In a world where every device feels like a protective friend, there’s a quiet menace lurking beneath the shadows. Imagine a force that listens to your every tap, transforming seemingly benign keystrokes into a reservoir of intimate knowledge about you. This isn’t a premise of a suspense novel, but a reality uncovered by British researchers.

The team in question, hailing from prestigious British universities, undertook an exploration into the darker side of deep learning. Their findings? According to an article from BleepingComputer, A model trained with uncanny skill to decode and interpret the data from our keyboard keystrokes, all by simply listening through a microphone. As stated in their report, “The model achieved an impressive accuracy rate of 95%. Even when using the popular video conferencing platform Zoom for training, the accuracy only dropped slightly to 93%.”

It raises the alarm on acoustic attacks. Unlike the covert operations we see in spy films, where a high-tech gadget is needed to infiltrate a system, these are deceptively simple and terrifyingly effective. They pose a potential downfall to our data security, threatening to unveil passwords, secret conversations, and even personal messages. As the researchers noted, this newfound ease in acoustic attacks has been catalyzed by the modern era’s devices—devices equipped with microphones and enriched with high-quality audio capabilities. The evolution in machine learning has only fanned the flames, making these sound-based infiltrations not only possible but eerily efficient.
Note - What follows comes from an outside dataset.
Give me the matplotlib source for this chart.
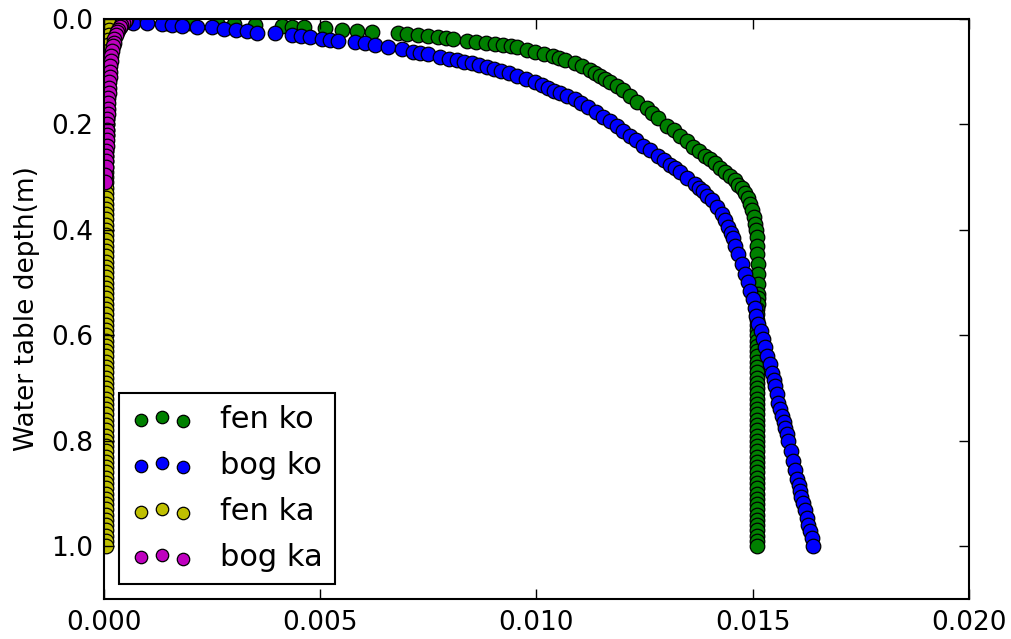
import numpy as np
import matplotlib
matplotlib.use("Agg")
import matplotlib.pyplot as plt
from matplotlib.ticker import FormatStrFormatter

# fen ko (green): curved upper part, then the near-vertical part
fen_ko_x = [0.00146, 0.00200, 0.00261, 0.00300, 0.00349, 0.00412, 0.00435, 0.00462, 0.00511, 0.00550,
            0.00585, 0.00620, 0.00680, 0.00700, 0.00726, 0.00750, 0.00772, 0.00790, 0.00807, 0.00839,
            0.00860, 0.00883, 0.00903, 0.00923, 0.00940, 0.00955, 0.00977, 0.00997, 0.01018, 0.01038,
            0.01052, 0.01066, 0.01089, 0.01106, 0.01124, 0.01136, 0.01147, 0.01159, 0.01170, 0.01185,
            0.01200, 0.01216, 0.01232, 0.01256, 0.01268, 0.01281, 0.01302, 0.01317, 0.01332, 0.01347,
            0.01362, 0.01376, 0.01390, 0.01401, 0.01413, 0.01425, 0.01436, 0.01448, 0.01459, 0.01467,
            0.01475, 0.01483, 0.01489, 0.01494, 0.01498, 0.01502, 0.01505, 0.01508, 0.01510, 0.01510,
            0.01510, 0.01511, 0.01512, 0.01512, 0.01512,
            0.01511, 0.01511, 0.01510, 0.01510, 0.01509, 0.01509, 0.01509, 0.01509, 0.01509, 0.01509,
            0.01509, 0.01509, 0.01509, 0.01510, 0.01510, 0.01510, 0.01510, 0.01510, 0.01510, 0.01510,
            0.01510, 0.01510, 0.01510, 0.01510, 0.01510, 0.01510, 0.01510, 0.01510, 0.01510, 0.01510,
            0.01510, 0.01510, 0.01510, 0.01510, 0.01510, 0.01510, 0.01510, 0.01510, 0.01510, 0.01510,
            0.01510, 0.01510, 0.01510, 0.01510, 0.01510, 0.01510, 0.01510, 0.01510]
fen_ko_d = [0.008, 0.008, 0.008, 0.010, 0.011, 0.013, 0.015, 0.015, 0.017, 0.020,
            0.023, 0.025, 0.027, 0.028, 0.030, 0.032, 0.034, 0.036, 0.038, 0.042,
            0.043, 0.045, 0.047, 0.049, 0.051, 0.053, 0.058, 0.063, 0.066, 0.070,
            0.074, 0.078, 0.084, 0.090, 0.097, 0.102, 0.108, 0.114, 0.120, 0.127,
            0.135, 0.146, 0.158, 0.169, 0.178, 0.188, 0.202, 0.211, 0.221, 0.232,
            0.243, 0.251, 0.259, 0.266, 0.274, 0.282, 0.291, 0.298, 0.306, 0.314,
            0.321, 0.330, 0.340, 0.351, 0.363, 0.375, 0.388, 0.401, 0.414, 0.430,
            0.445, 0.464, 0.483, 0.502, 0.521,
            0.53, 0.54, 0.55, 0.56, 0.57, 0.58, 0.59, 0.60, 0.61, 0.62,
            0.63, 0.64, 0.65, 0.66, 0.67, 0.68, 0.69, 0.70, 0.71, 0.72,
            0.73, 0.74, 0.75, 0.76, 0.77, 0.78, 0.79, 0.80, 0.81, 0.82,
            0.83, 0.84, 0.85, 0.86, 0.87, 0.88, 0.89, 0.90, 0.91, 0.92,
            0.93, 0.94, 0.95, 0.96, 0.97, 0.98, 0.99, 1.00]

# bog ko (blue)
bog_ko_x = [0.00067, 0.00099, 0.00134, 0.00158, 0.00180, 0.00215, 0.00250, 0.00277, 0.00305, 0.00331,
            0.00354, 0.00395, 0.00435, 0.00455, 0.00476, 0.00504, 0.00522, 0.00541, 0.00580, 0.00603,
            0.00627, 0.00657, 0.00689, 0.00714, 0.00731, 0.00749, 0.00777, 0.00797, 0.00816, 0.00833,
            0.00851, 0.00868, 0.00886, 0.00902, 0.00918, 0.00936, 0.00955, 0.00976, 0.00997, 0.01012,
            0.01027, 0.01040, 0.01054, 0.01071, 0.01089, 0.01104, 0.01119, 0.01137, 0.01154, 0.01170,
            0.01186, 0.01201, 0.01216, 0.01231, 0.01246, 0.01263, 0.01281, 0.01295, 0.01309, 0.01320,
            0.01332, 0.01349, 0.01366, 0.01376, 0.01385, 0.01395, 0.01406, 0.01418, 0.01429, 0.01436,
            0.01443, 0.01449, 0.01454, 0.01460, 0.01466, 0.01474, 0.01482, 0.01488, 0.01494, 0.01500,
            0.01505, 0.01508, 0.01512, 0.01518, 0.01524, 0.01529, 0.01533, 0.01539, 0.01545, 0.01548,
            0.01551, 0.01555, 0.01558, 0.01563, 0.01568, 0.01572, 0.01575, 0.01579, 0.01582, 0.01588,
            0.01593, 0.01598, 0.01602, 0.01606, 0.01609, 0.01612, 0.01616, 0.01620, 0.01625, 0.01628,
            0.01632, 0.01636, 0.01639]
bog_ko_d = [0.008, 0.008, 0.010, 0.012, 0.013, 0.015, 0.015, 0.019, 0.021, 0.023,
            0.027, 0.027, 0.030, 0.032, 0.034, 0.038, 0.040, 0.042, 0.044, 0.046,
            0.049, 0.053, 0.057, 0.063, 0.065, 0.067, 0.072, 0.075, 0.078, 0.081,
            0.084, 0.087, 0.091, 0.095, 0.099, 0.103, 0.108, 0.114, 0.120, 0.126,
            0.131, 0.136, 0.141, 0.146, 0.152, 0.160, 0.167, 0.176, 0.186, 0.194,
            0.203, 0.212, 0.221, 0.230, 0.240, 0.249, 0.259, 0.267, 0.276, 0.283,
            0.291, 0.301, 0.312, 0.320, 0.327, 0.335, 0.344, 0.356, 0.369, 0.381,
            0.394, 0.405, 0.416, 0.430, 0.445, 0.464, 0.483, 0.499, 0.515, 0.531,
            0.548, 0.563, 0.578, 0.592, 0.606, 0.622, 0.639, 0.655, 0.671, 0.684,
            0.696, 0.712, 0.728, 0.740, 0.753, 0.765, 0.776, 0.788, 0.800, 0.819,
            0.838, 0.855, 0.873, 0.884, 0.895, 0.906, 0.918, 0.932, 0.947, 0.959,
            0.971, 0.985, 1.000]

# fen ka (yellow), hugging the left spine
fen_ka_x = [0.00012, 0.00012, 0.00011, 0.00011, 0.00010, 0.00010, 0.00009, 0.00009, 0.00008, 0.00008,
            0.00008, 0.00008, 0.00007, 0.00007, 0.00007, 0.00007, 0.00006, 0.00006, 0.00006, 0.00006,
            0.00006, 0.00006, 0.00006, 0.00005, 0.00005, 0.00005, 0.00005, 0.00005, 0.00005, 0.00005,
            0.00005, 0.00005, 0.00005, 0.00005, 0.00005, 0.00005, 0.00005, 0.00005, 0.00005, 0.00005,
            0.00005, 0.00005, 0.00005, 0.00005, 0.00005, 0.00005, 0.00005, 0.00005, 0.00005, 0.00005,
            0.00005, 0.00005, 0.00005, 0.00005, 0.00005, 0.00005, 0.00005, 0.00005, 0.00005, 0.00005,
            0.00005, 0.00005, 0.00005, 0.00005, 0.00005, 0.00005, 0.00005, 0.00005, 0.00005, 0.00005,
            0.00005, 0.00005, 0.00005, 0.00005, 0.00005, 0.00005, 0.00005, 0.00005, 0.00005, 0.00005,
            0.00005, 0.00005, 0.00005, 0.00005, 0.00005, 0.00005, 0.00005, 0.00005, 0.00005, 0.00005,
            0.00005, 0.00005, 0.00005, 0.00005, 0.00005, 0.00005, 0.00005, 0.00005, 0.00005, 0.00005,
            0.00005]
fen_ka_d = [0.00, 0.01, 0.02, 0.03, 0.04, 0.05, 0.06, 0.07, 0.08, 0.09,
            0.10, 0.11, 0.12, 0.13, 0.14, 0.15, 0.16, 0.17, 0.18, 0.19,
            0.20, 0.21, 0.22, 0.23, 0.24, 0.25, 0.26, 0.27, 0.28, 0.29,
            0.30, 0.31, 0.32, 0.33, 0.34, 0.35, 0.36, 0.37, 0.38, 0.39,
            0.40, 0.41, 0.42, 0.43, 0.44, 0.45, 0.46, 0.47, 0.48, 0.49,
            0.50, 0.51, 0.52, 0.53, 0.54, 0.55, 0.56, 0.57, 0.58, 0.59,
            0.60, 0.61, 0.62, 0.63, 0.64, 0.65, 0.66, 0.67, 0.68, 0.69,
            0.70, 0.71, 0.72, 0.73, 0.74, 0.75, 0.76, 0.77, 0.78, 0.79,
            0.80, 0.81, 0.82, 0.83, 0.84, 0.85, 0.86, 0.87, 0.88, 0.89,
            0.90, 0.91, 0.92, 0.93, 0.94, 0.95, 0.96, 0.97, 0.98, 0.99,
            1.00]

# bog ka (magenta)
bog_ka_x = [0.00052, 0.00048, 0.00044, 0.00040, 0.00036, 0.00032, 0.00029, 0.00027, 0.00024, 0.00022,
            0.00020, 0.00019, 0.00017, 0.00016, 0.00015, 0.00014, 0.00013, 0.00012, 0.00011, 0.00011,
            0.00010, 0.00010, 0.00009, 0.00009, 0.00008, 0.00008, 0.00007, 0.00007, 0.00006, 0.00006,
            0.00005, 0.00005, 0.00004, 0.00004, 0.00003, 0.00003]
bog_ka_d = [0.000, 0.004, 0.008, 0.012, 0.016, 0.020, 0.025, 0.030, 0.037, 0.045,
            0.052, 0.060, 0.070, 0.080, 0.090, 0.100, 0.110, 0.120, 0.130, 0.140,
            0.150, 0.160, 0.170, 0.180, 0.190, 0.200, 0.210, 0.220, 0.230, 0.240,
            0.250, 0.260, 0.270, 0.280, 0.295, 0.310]

labels = ["fen ko", "bog ko", "fen ka", "bog ka"]
colors = ["g", "b", "y", "m"]
series = [(fen_ko_x, fen_ko_d), (bog_ko_x, bog_ko_d), (fen_ka_x, fen_ka_d), (bog_ka_x, bog_ka_d)]

fig = plt.figure(figsize=(10.12, 6.39), dpi=100)
ax = fig.add_axes([104 / 1012, 1 - 599 / 639, 865 / 1012, 580 / 639])

for (x, d), c, lab in zip(series, colors, labels):
    ax.scatter(x, d, s=110, c=c, edgecolors="k", linewidths=0.9, label=lab)

ax.set_xlim(0, 0.02)
ax.set_ylim(1.1, 0)
ax.set_xticks([0.0, 0.005, 0.010, 0.015, 0.020])
ax.set_yticks([0.0, 0.2, 0.4, 0.6, 0.8, 1.0])
ax.xaxis.set_major_formatter(FormatStrFormatter("%.3f"))
ax.yaxis.set_major_formatter(FormatStrFormatter("%.1f"))
ax.tick_params(direction="in", length=7, width=1, labelsize=19, top=True, right=True, pad=8)
for sp in ax.spines.values():
    sp.set_linewidth(1.5)

ax.set_ylabel("Water table depth(m)", fontsize=19, labelpad=8)

leg = ax.legend(loc="lower left", scatterpoints=3, fontsize=22, fancybox=False,
                framealpha=1, edgecolor="k", borderpad=0.4, labelspacing=0.55,
                handlelength=2.0, handletextpad=0.9, borderaxespad=0.5)
leg.get_frame().set_linewidth(1.5)
for h in leg.legend_handles:
    h.set_sizes([80])

fig.savefig("out.png", dpi=100, facecolor="white")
To unveil this chilling mystery, the researchers captured the subtle symphony of a modern MacBook Pro’s keyboard. Each key, with its unique note, was recorded—creating a database of sounds that the deep learning model would eventually come to understand. The findings are startling. As the researchers elaborated, “In their experiments, the researchers used a MacBook Pro keyboard, an iPhone 13 mini placed 17cm away from the target, and the Zoom video conferencing platform. The CoANet classifier achieved 95% accuracy when trained on smartphone recordings and 93% accuracy with recordings through Zoom. Skype, on the other hand, proved slightly more resistant, offering an accuracy of 91.7%.”

It isn’t merely about the tools employed but about the avenues available for exploitation. A microphone lying in wait nearby, malicious software sneaking onto a target’s phone, or the all-too-common scenario of an innocent Zoom call—each can serve as a conduit for this silent eavesdropper.

The looming question is, can we fortify ourselves against such breaches? Thankfully, the researchers provided a glimmer of hope, suggesting a variety of defensive tactics. A change in our typing rhythm might bewilder the listening algorithm. The charm of intricate passwords—those that weave a dance of random characters—could prove harder to decipher. And perhaps, the very sounds we make can be our shield—either by using software that emulates typing noises or employing white noise as a barrier.

But perhaps the most significant takeaway lies in shifting our approach altogether. Biometric authentications, like fingerprints or face scans, emerge as the heroes, challenging the prowess of these silent listeners. Alongside, password managers may help by minimizing our need to physically type out our secrets.

Lets be real for a minute. The chance that someone would have access to your device to record the specific sounds that your keyboard makes is unlikely, and well – physical access is full access – so why even bother with this level of effort if that is the case. It likely remains to be told if there are working side-channel acoustic attacks capable of coming close to working across even the same exact make and model of a laptop, let alone the multitude of sub-sub-models most makes have even within their own brands. The thought remains interesting and something to pay attention to.

In the vast expanse of the digital realm, where wonders never cease, a whispered warning has been sounded. Beneath the familiar hum and click of our devices, there might just be something or someone listening, ready to betray our secrets.